> [Task objective]: Retype exactly what runs from the first line of the data to the line with "line width=0.6pt, only", keeping both of those lines and skipping pictures.

> [Dataset content]:
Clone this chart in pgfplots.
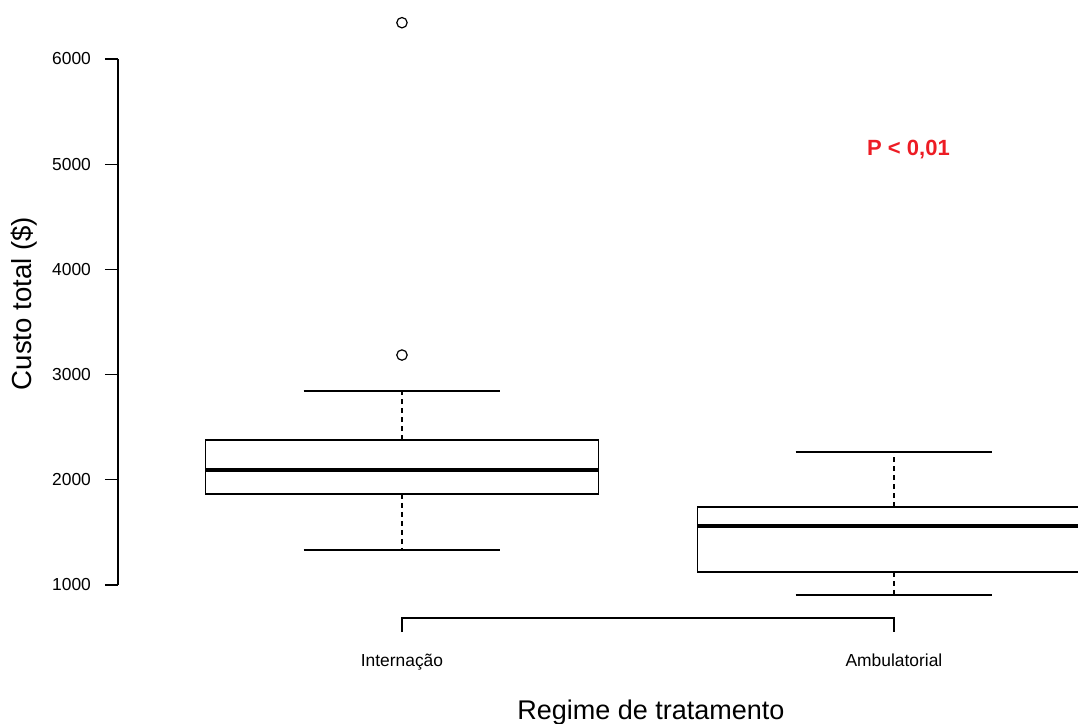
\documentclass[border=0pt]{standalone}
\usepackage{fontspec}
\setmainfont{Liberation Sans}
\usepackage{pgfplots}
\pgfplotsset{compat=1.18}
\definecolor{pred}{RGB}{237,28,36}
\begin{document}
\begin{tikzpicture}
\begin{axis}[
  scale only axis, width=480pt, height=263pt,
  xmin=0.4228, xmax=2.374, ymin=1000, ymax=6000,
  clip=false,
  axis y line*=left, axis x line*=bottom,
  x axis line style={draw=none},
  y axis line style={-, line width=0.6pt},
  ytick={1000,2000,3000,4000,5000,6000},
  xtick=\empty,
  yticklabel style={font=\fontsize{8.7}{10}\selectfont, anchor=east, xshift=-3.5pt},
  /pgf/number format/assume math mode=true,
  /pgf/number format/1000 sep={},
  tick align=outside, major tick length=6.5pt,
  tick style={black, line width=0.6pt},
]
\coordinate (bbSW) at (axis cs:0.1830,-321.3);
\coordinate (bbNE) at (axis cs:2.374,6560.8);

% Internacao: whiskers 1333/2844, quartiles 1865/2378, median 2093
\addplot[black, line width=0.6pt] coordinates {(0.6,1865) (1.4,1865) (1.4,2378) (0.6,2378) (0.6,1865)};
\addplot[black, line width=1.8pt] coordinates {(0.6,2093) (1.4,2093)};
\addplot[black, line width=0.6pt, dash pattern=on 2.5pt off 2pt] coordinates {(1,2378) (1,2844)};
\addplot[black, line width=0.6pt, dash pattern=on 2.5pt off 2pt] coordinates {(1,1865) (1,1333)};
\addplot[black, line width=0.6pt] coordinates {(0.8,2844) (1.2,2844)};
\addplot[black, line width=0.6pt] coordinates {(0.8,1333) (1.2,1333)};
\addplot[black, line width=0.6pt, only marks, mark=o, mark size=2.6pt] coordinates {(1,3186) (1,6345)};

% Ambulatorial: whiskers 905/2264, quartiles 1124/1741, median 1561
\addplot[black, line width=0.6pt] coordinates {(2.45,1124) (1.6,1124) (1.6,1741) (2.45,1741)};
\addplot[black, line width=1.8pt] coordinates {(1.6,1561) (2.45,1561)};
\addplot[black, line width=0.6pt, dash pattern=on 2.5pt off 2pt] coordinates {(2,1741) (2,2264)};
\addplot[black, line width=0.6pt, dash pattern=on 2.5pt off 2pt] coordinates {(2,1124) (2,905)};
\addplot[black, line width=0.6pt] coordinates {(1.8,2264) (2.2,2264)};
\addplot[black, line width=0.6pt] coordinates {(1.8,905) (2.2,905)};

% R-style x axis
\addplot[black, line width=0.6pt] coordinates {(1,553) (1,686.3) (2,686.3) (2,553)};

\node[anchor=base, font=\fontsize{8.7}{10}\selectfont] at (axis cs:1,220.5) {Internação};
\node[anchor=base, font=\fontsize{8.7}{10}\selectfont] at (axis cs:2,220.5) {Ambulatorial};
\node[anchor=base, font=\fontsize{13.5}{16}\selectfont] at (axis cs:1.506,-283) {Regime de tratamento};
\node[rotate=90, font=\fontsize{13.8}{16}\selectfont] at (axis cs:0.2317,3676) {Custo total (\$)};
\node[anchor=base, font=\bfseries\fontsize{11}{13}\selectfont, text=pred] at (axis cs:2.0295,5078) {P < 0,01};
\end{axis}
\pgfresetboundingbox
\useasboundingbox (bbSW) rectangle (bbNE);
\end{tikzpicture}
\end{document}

> [Output of the exercise]:
Clone this chart in pgfplots.
\documentclass[border=0pt]{standalone}
\usepackage{fontspec}
\setmainfont{Liberation Sans}
\usepackage{pgfplots}
\pgfplotsset{compat=1.18}
\definecolor{pred}{RGB}{237,28,36}
\begin{document}
\begin{tikzpicture}
\begin{axis}[
  scale only axis, width=480pt, height=263pt,
  xmin=0.4228, xmax=2.374, ymin=1000, ymax=6000,
  clip=false,
  axis y line*=left, axis x line*=bottom,
  x axis line style={draw=none},
  y axis line style={-, line width=0.6pt},
  ytick={1000,2000,3000,4000,5000,6000},
  xtick=\empty,
  yticklabel style={font=\fontsize{8.7}{10}\selectfont, anchor=east, xshift=-3.5pt},
  /pgf/number format/assume math mode=true,
  /pgf/number format/1000 sep={},
  tick align=outside, major tick length=6.5pt,
  tick style={black, line width=0.6pt},
]
\coordinate (bbSW) at (axis cs:0.1830,-321.3);
\coordinate (bbNE) at (axis cs:2.374,6560.8);

% Internacao: whiskers 1333/2844, quartiles 1865/2378, median 2093
\addplot[black, line width=0.6pt] coordinates {(0.6,1865) (1.4,1865) (1.4,2378) (0.6,2378) (0.6,1865)};
\addplot[black, line width=1.8pt] coordinates {(0.6,2093) (1.4,2093)};
\addplot[black, line width=0.6pt, dash pattern=on 2.5pt off 2pt] coordinates {(1,2378) (1,2844)};
\addplot[black, line width=0.6pt, dash pattern=on 2.5pt off 2pt] coordinates {(1,1865) (1,1333)};
\addplot[black, line width=0.6pt] coordinates {(0.8,2844) (1.2,2844)};
\addplot[black, line width=0.6pt] coordinates {(0.8,1333) (1.2,1333)};
\addplot[black, line width=0.6pt, only marks, mark=o, mark size=2.6pt] coordinates {(1,3186) (1,6345)};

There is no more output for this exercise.